Look through the listing for the word "diagram". Copy each line that has it.

___ LISTED ENTRIES ___

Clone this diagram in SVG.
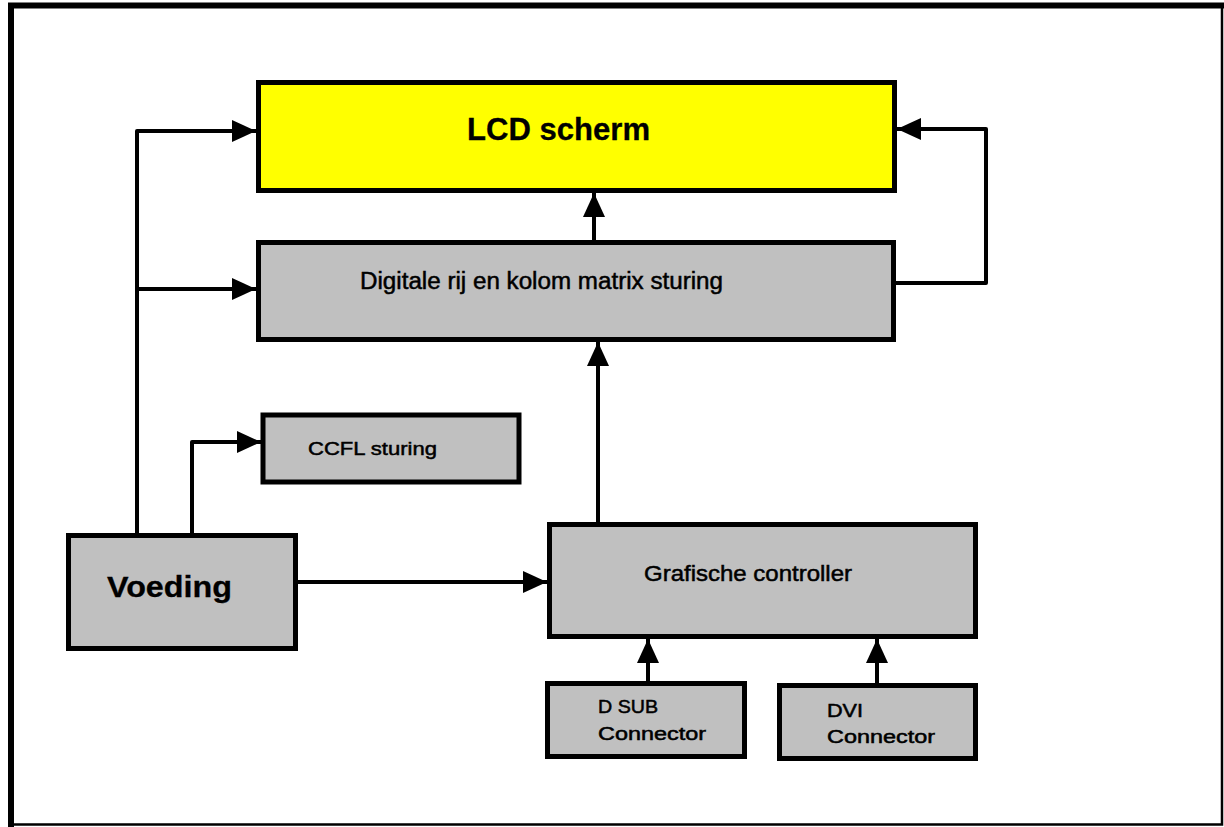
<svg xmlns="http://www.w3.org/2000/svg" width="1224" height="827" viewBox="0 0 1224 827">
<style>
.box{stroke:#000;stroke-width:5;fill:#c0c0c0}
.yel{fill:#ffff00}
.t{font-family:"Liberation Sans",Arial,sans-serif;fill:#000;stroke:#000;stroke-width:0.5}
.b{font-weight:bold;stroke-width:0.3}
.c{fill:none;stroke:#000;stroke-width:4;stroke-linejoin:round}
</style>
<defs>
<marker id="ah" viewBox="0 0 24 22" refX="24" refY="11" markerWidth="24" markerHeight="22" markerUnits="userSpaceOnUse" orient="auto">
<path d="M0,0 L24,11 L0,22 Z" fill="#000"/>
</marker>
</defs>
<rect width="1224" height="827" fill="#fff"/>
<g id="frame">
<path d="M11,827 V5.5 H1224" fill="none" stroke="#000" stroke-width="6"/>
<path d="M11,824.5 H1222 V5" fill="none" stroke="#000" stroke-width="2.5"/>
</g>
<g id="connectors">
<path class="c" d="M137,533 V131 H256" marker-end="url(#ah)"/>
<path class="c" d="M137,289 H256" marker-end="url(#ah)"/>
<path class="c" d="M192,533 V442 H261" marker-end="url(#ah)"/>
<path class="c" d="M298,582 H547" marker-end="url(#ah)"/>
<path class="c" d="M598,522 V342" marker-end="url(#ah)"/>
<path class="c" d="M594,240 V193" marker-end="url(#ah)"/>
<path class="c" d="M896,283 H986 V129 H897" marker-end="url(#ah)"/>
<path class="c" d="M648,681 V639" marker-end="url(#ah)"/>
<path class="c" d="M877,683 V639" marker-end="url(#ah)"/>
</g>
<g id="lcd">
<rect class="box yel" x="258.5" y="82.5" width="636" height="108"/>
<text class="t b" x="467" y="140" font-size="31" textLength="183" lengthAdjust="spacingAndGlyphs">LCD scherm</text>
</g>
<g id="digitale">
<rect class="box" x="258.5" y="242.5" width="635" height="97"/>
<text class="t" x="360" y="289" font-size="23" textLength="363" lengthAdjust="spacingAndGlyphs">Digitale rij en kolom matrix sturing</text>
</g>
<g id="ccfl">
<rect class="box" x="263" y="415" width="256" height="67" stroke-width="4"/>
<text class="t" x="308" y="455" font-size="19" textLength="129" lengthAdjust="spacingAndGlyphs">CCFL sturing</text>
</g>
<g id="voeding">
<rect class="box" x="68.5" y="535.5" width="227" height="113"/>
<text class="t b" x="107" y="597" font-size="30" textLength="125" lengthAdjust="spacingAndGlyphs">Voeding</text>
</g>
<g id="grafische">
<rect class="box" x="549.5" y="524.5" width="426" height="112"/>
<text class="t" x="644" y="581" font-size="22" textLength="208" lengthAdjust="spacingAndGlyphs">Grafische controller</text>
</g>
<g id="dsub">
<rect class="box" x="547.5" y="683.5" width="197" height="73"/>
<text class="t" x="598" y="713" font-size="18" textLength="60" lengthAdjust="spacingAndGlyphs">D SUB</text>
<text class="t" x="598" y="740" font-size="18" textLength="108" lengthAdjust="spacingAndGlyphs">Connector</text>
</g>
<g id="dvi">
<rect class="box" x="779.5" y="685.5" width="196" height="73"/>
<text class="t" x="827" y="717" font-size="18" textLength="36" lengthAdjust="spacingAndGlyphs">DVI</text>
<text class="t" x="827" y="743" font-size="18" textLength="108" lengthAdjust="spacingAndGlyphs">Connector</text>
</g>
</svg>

___
___ LISTED ENTRIES ___

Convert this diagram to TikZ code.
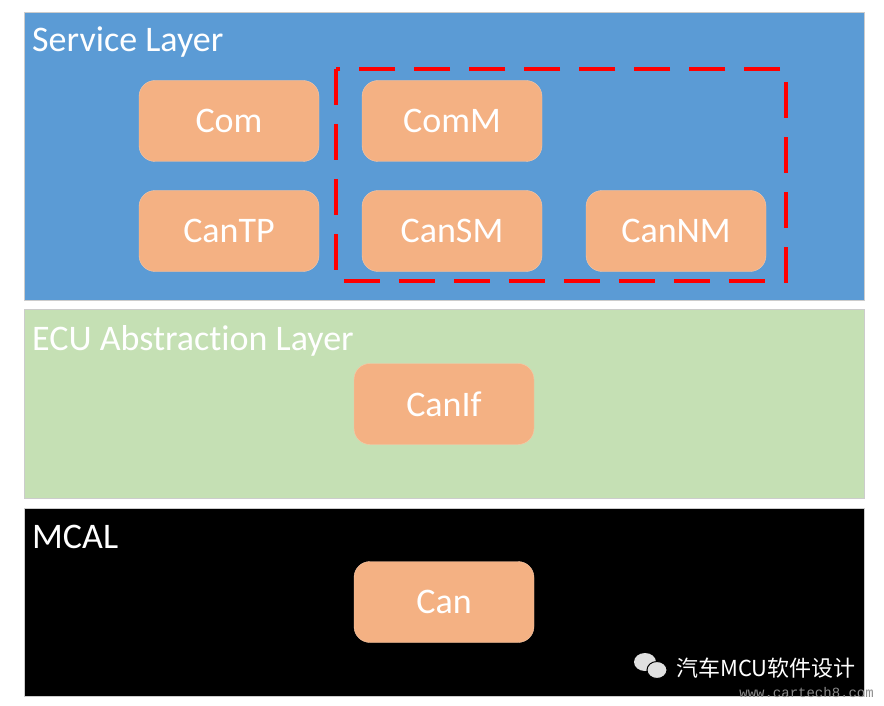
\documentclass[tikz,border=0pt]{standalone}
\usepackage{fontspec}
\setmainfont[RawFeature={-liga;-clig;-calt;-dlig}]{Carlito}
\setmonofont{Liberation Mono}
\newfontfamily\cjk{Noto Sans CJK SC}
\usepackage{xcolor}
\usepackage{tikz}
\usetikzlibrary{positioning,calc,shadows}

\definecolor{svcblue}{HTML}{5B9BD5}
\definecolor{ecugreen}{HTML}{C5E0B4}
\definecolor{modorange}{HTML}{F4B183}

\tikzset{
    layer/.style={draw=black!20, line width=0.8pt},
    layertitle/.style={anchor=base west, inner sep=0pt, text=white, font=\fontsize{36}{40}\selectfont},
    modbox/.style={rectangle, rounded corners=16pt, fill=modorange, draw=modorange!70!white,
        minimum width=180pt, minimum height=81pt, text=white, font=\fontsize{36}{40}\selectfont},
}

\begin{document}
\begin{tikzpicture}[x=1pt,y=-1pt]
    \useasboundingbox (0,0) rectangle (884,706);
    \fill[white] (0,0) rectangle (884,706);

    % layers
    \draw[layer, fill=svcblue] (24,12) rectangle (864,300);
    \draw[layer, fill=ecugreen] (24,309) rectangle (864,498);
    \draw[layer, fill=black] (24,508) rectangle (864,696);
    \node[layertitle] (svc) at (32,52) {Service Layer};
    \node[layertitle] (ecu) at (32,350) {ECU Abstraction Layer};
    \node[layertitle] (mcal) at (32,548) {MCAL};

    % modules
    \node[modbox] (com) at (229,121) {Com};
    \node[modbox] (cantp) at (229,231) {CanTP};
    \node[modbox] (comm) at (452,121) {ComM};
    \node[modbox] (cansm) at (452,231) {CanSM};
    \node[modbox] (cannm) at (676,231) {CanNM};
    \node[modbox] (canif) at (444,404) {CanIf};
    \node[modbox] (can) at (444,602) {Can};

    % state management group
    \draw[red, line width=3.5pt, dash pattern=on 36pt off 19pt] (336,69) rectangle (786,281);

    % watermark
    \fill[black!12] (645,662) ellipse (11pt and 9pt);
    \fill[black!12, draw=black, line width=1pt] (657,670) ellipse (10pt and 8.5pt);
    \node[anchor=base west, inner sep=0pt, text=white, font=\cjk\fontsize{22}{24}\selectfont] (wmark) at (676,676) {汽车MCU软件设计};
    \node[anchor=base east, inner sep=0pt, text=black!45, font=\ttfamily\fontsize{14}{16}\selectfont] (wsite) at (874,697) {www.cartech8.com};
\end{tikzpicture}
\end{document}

___

- _WRITTEN ANSWER_:
Clone this diagram in SVG.
Convert this diagram to TikZ code.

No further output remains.